Frage: Warum gibt es vier große Natur- und Umweltschutzorganisationen – wäre eine einzige große nicht schlagkräftiger?
So wie wir in der Natur eine Vielfalt haben, ist das auch in der Zivilgesellschaft gut und richtig. Konkurrenz führt auch dazu, dass man innovativer wird. Wir haben in Deutschland eine mustergültige Zusammenarbeit im Umwelt- und Verbraucherschutzbereich – dass wir uns bei all den Verbandsegoismen, die es geben muss, in der Sache einig sind, nämlich dass wir einander nicht behindern, sondern unterstützen, und dass wir gemeinsam an Lösungen im Umwelt- und Klimaschutz arbeiten. Wir wachsen auch aneinander, wenn wir zum Beispiel sehen, dass irgendeine andere Organisation neue pfiffige Wege geht. Es hilft, dass wir mehrere Verbände sind.

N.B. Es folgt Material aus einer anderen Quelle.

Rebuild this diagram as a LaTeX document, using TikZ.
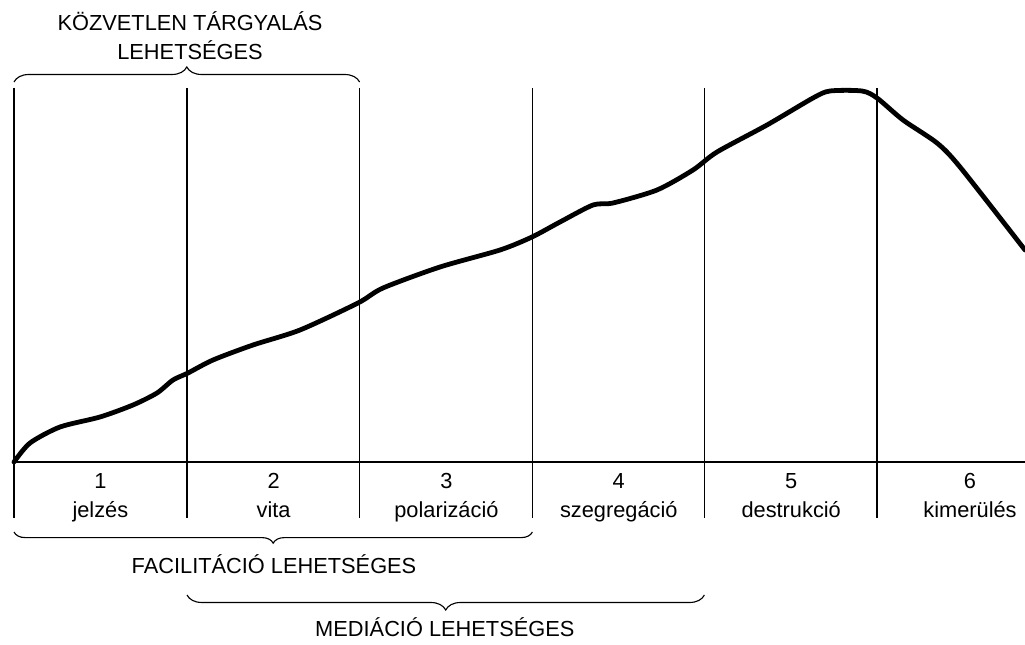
\documentclass[tikz,border=0pt]{standalone}
\usepackage{fontspec}
\setmainfont{Liberation Sans}
\usetikzlibrary{decorations.pathreplacing}

\tikzset{
  szoveg/.style={font=\fontsize{15.5}{20.6}\selectfont, inner sep=0pt},
  zarojel/.style={decorate, decoration={brace, amplitude=#1}, line width=0.8pt},
}

\begin{document}
\begin{tikzpicture}[xscale=1,yscale=1]
    \useasboundingbox (0,0) rectangle (25.625,16.1);
    % fazishatarok
    \coordinate (t0) at (0.35,13.9);   \coordinate (b0) at (0.35,3.15);
    \coordinate (t1) at (4.675,13.9);  \coordinate (b1) at (4.675,3.15);
    \coordinate (t2) at (8.99,13.9);   \coordinate (b2) at (8.99,3.15);
    \coordinate (t3) at (13.31,13.9);  \coordinate (b3) at (13.31,3.15);
    \coordinate (t4) at (17.61,13.9);  \coordinate (b4) at (17.61,3.15);
    \coordinate (t5) at (21.925,13.9); \coordinate (b5) at (21.925,3.15);
    \draw [black, line width=1pt, -] (t0) -- (b0);
    \draw [black, line width=1pt, -] (t1) -- (b1);
    \draw [black, line width=1pt, -] (t2) -- (b2);
    \draw [black, line width=1pt, -] (t3) -- (b3);
    \draw [black, line width=1pt, -] (t4) -- (b4);
    \draw [black, line width=1pt, -] (t5) -- (b5);
    \coordinate (a0) at (0.35,4.55);
    \coordinate (a1) at (25.625,4.55);
    \draw [black, line width=1pt, -] (a0) -- (a1);
    % konfliktusgorbe
    \draw [black, line width=3.4pt, line join=round, line cap=round]
      plot [smooth, tension=0.45] coordinates {
        (0.35,4.55) (0.75,5.025) (1.5,5.425) (2.5,5.675) (3.325,5.975)
        (3.925,6.275) (4.325,6.6) (4.7,6.775) (5.325,7.1) (6.325,7.475)
        (7.5,7.85) (8.95,8.525) (9.575,8.9) (11.0,9.425) (12.5,9.85)
        (13.3,10.175) (14.0,10.55) (14.825,10.975) (15.325,11.025)
        (16.425,11.35) (17.325,11.85) (17.925,12.3) (19.175,12.975)
        (20.325,13.65) (20.75,13.825) (21.55,13.825) (21.925,13.65)
        (22.575,13.1) (23.425,12.525) (24.0,11.925) (25.625,9.85)};
    % szakaszok
    \draw node (n1) [szoveg, anchor=base] at (2.51,3.9) {1};
    \draw node (n2) [szoveg, anchor=base] at (6.84,3.9) {2};
    \draw node (n3) [szoveg, anchor=base] at (11.16,3.9) {3};
    \draw node (n4) [szoveg, anchor=base] at (15.47,3.9) {4};
    \draw node (n5) [szoveg, anchor=base] at (19.78,3.9) {5};
    \draw node (n6) [szoveg, anchor=base] at (24.25,3.9) {6};
    \draw node (w1) [szoveg, anchor=base] at (2.51,3.175) {jelzés};
    \draw node (w2) [szoveg, anchor=base] at (6.84,3.175) {vita};
    \draw node (w3) [szoveg, anchor=base] at (11.16,3.175) {polarizáció};
    \draw node (w4) [szoveg, anchor=base] at (15.47,3.175) {szegregáció};
    \draw node (w5) [szoveg, anchor=base] at (19.78,3.175) {destrukció};
    \draw node (w6) [szoveg, anchor=base] at (24.25,3.175) {kimerülés};
    % zarojelek
    \coordinate (k0) at (0.35,14.05);  \coordinate (k1) at (8.99,14.05);
    \coordinate (f0) at (13.31,2.8);   \coordinate (f1) at (0.35,2.8);
    \coordinate (m0) at (17.61,1.225); \coordinate (m1) at (4.675,1.225);
    \draw [zarojel=0.375cm] (k0) -- (k1);
    \draw [zarojel=0.28cm] (f0) -- (f1);
    \draw [zarojel=0.375cm] (m0) -- (m1);
    \draw node (kozvetlen) [szoveg, align=center] at (4.75,15.2) {KÖZVETLEN TÁRGYALÁS\\LEHETSÉGES};
    \draw node (facilitacio) [szoveg, anchor=base] at (6.85,1.775) {FACILITÁCIÓ LEHETSÉGES};
    \draw node (mediacio) [szoveg, anchor=base] at (11.12,0.2) {MEDIÁCIÓ LEHETSÉGES};
  \end{tikzpicture}
\end{document}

Frage: Die DUH und ihre Mitmach-Aktion „Saubere Luft“. Geht es wieder gegen die geplagten Dieselfahrer?
Erst einmal: Wir kämpfen für die neun Millionen betrogenen Käufer von Euro 5 und Euro 6 Diesel-Pkw. Denen wurde ein sauberes und klimafreundliches Auto versprochen – tatsächlich verpesten diese Fahrzeuge unsere Städte. Daher haben wir jetzt im Rahmen unseres Kampfes für „Saubere Luft“ das bundesweit größte Messprogramm für das Dieselabgasgift NO2 gestartet. Obwohl es in Deutschland 11.052 Städte und Gemeinden gibt, umfasst das staatliche Messnetz nur 247 verkehrsnahe Messstellen.
Wir haben die Bürger aufgerufen, uns Plätze mit hoher Luftbelastung zu melden und werden in 500 Orten – also an doppelt so vielen wie von der Bundesregierung – im Monat Februar die NO2-Belastung erfassen. Insgesamt sind es eigentlich über 535 staatliche Messpunkte – mehr als die Hälfte wurde aber z. B. auf Druck findiger Politiker an den Stadtrand oder auf die grüne Wiese verlegt. In der Statistik tauchen sie dann auf als „Hintergrund-Messstellen“, von wo sie dauerhaft niedrige Werte melden. Es ist fatal,wie grobmaschig das offizielle Messnetz ist. Die Bundeskanzlerin hat wegen unserer Klagen in 19 Städten den bekannten betroffenen Kommunen eine Milliarde Euro versprochen, weil sie sagt, damit sollten die drohenden Fahrverbote verhindert werden. Damit möchte man das Bundesverwaltungsgericht in Leipzig beeindrucken. Denn das Gericht wird am 22.02.2018 letztinstanzlich über die in Düsseldorf und Stuttgart bereits bestätigten Diesel-Fahrverbote entscheiden.